Gold Rush Gaming Named in Illinois State Senator Martin Sandoval Federal Corruption Probe
Posted on: October 14, 2019, 07:39h.
Last updated on: October 14, 2019, 11:29h.
When federal agents raided the home and offices of Illinois State Senator Martin Sandoval (D-12th) last month, among their targets were documents related to local gaming operator Gold Rush Gaming, according to a search and seizure warrant published Friday.
Also on their radar were powerful players in Illinois’ construction, transportation, and energy sectors, as well as influential lobbyists and at least three suburban mayors, according to the unredacted 12-page document.
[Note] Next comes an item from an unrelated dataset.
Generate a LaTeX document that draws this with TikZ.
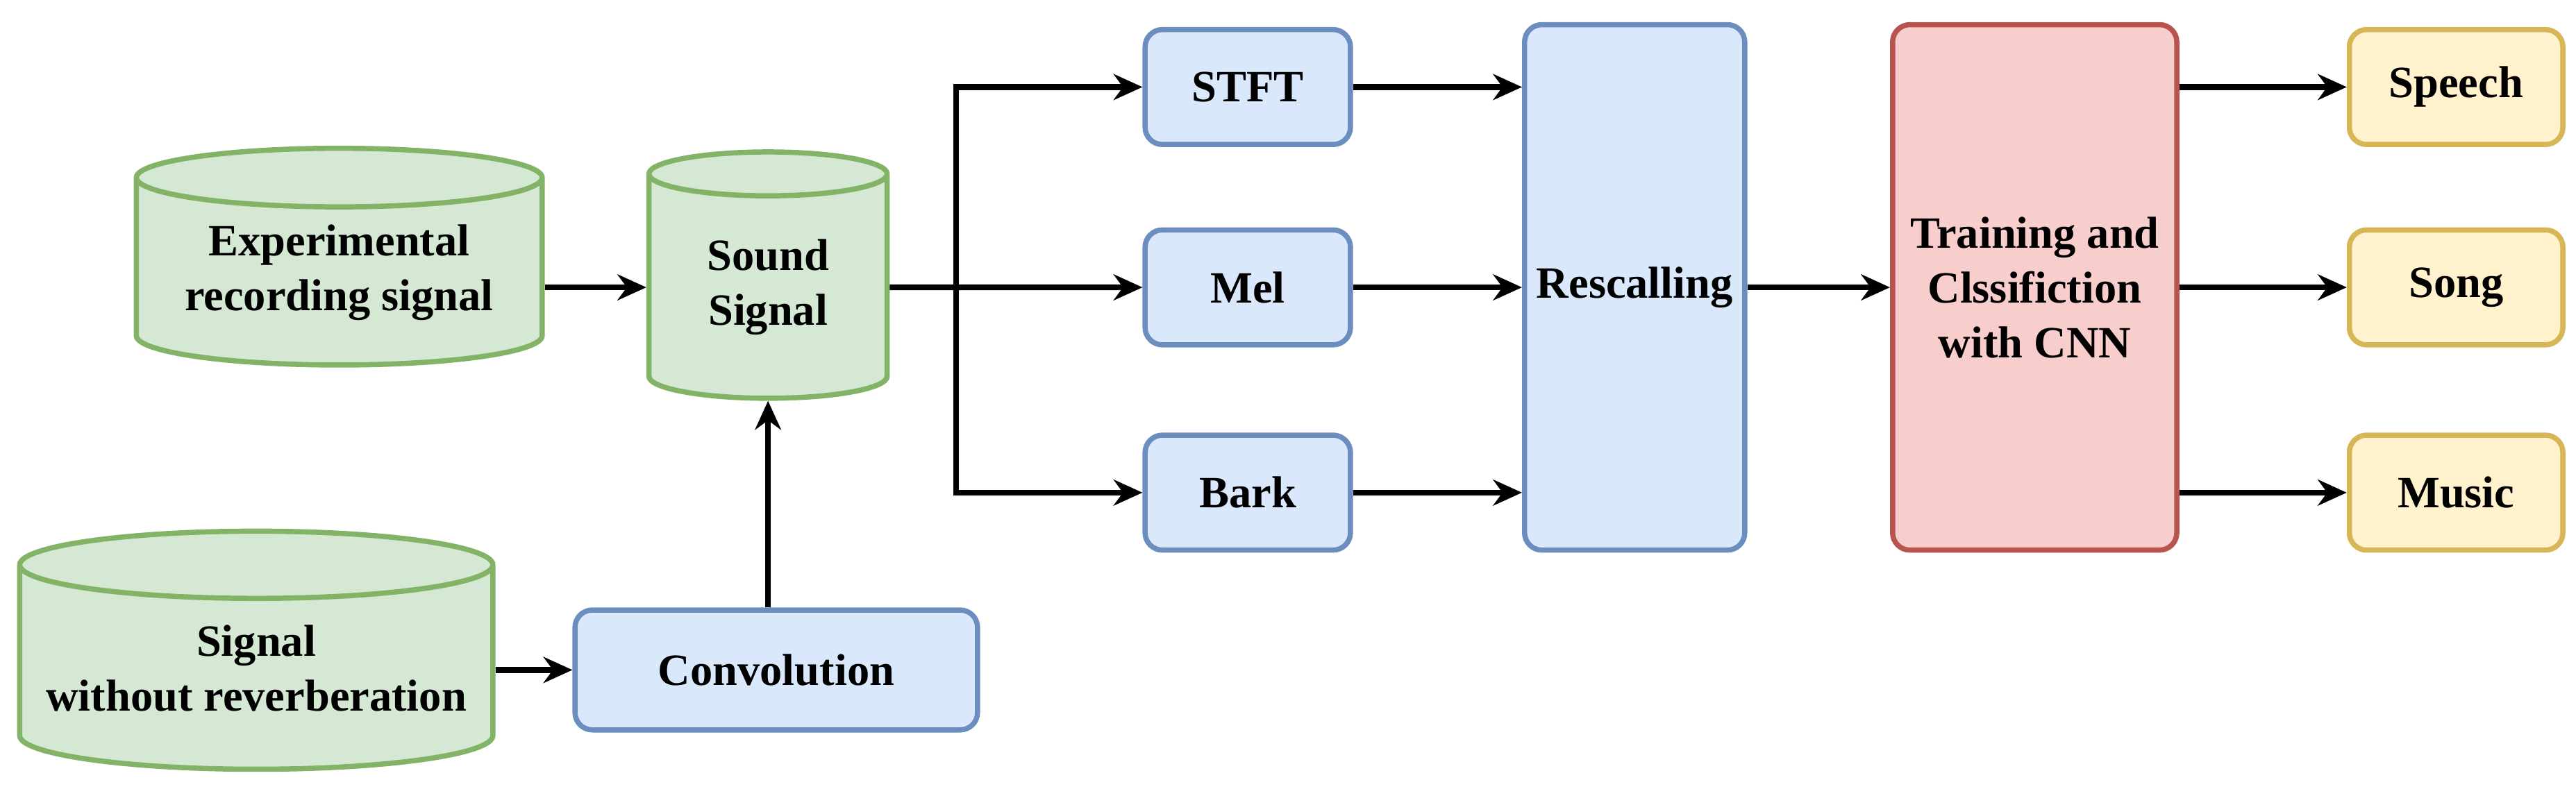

While no one has yet been charged with a crime, the sheer breadth of the investigation has sent shockwaves around the state capitol, where it’s feared something really big is about to break.
$45 Billion Capital Plan
As chairman of the powerful Senate Transportation Committee — a role from which he resigned Friday — Sandoval was instrumental in planning and implementing Governor J.B. Pritzker’s ambitious capital plan that earmarked $45 billion for investment in infrastructure and state facilities over six years.
Dubbed “Rebuild Illinois,” the plan also expanded gambling on an unprecedented level in the state, paving the way for a major casino in Chicago, as well as five smaller regional casinos in the southern suburbs. It has also increased the number of video gambling machines, as well as the maximum bet on the machines.
Gold Rush Gaming bills itself as Illinois’ “premier terminal operator,” and has placed thousands of video-gaming terminals (VGTs) in bars, restaurants and slots parlors across the state.
Gold Rush Gaming owner Rick Heidner is also involved in a venture called Playing in the Park LLC, which has applied to build a harness racing track and casino at Tinley Park in Chicago’s southern suburbs as part of the recent gaming expansion.
The project received a racing license on September 24 from the Illinois Racing Board, which was coincidentally the day of the Sandoval raids. Heidner, a minor contributor to Governor Pritzker’s campaign, has yet to apply to the Gaming Board for a casino license.
Heidner told The Sun-Times Friday that no one from the FBI had spoken to him and he had “zero clue” why his name would be on the search warrant.
“Maybe it’s because, you know, I donate money politically and charitably,” he said. “But I have no clue why my name would be on it at all.”
But the same day, The Chicago Tribune revealed that Heidner has extensive business ties to Rocco Suspenzi, chairman of the board at Parkway Bank and Trust.
In 2003, Suspenzi was accused of concealing his ownership interest in Emerald Casino Inc, which had applied to build a casino in Des Plaines, along with several other partners who had links to organized crime.
The Gaming Board also concluded the Parkway Bank had approved a seven-figure loan to one mobbed-up partner to finance his secret stake in the casino.
The Emerald’s license was ultimately revoked, and the project was acquired by Rush Street Gaming. It became the Rivers Casino, Illinois’ biggest and most profitable gaming facility, which was acquired this year by Churchill Downs Inc.
Also mentioned in the search warrant is Joe Elias, who operates VGT parlors in the state, all of which carry Heidner’s machines.
Elias was unavailable for comment when contacted by The Sun-Times.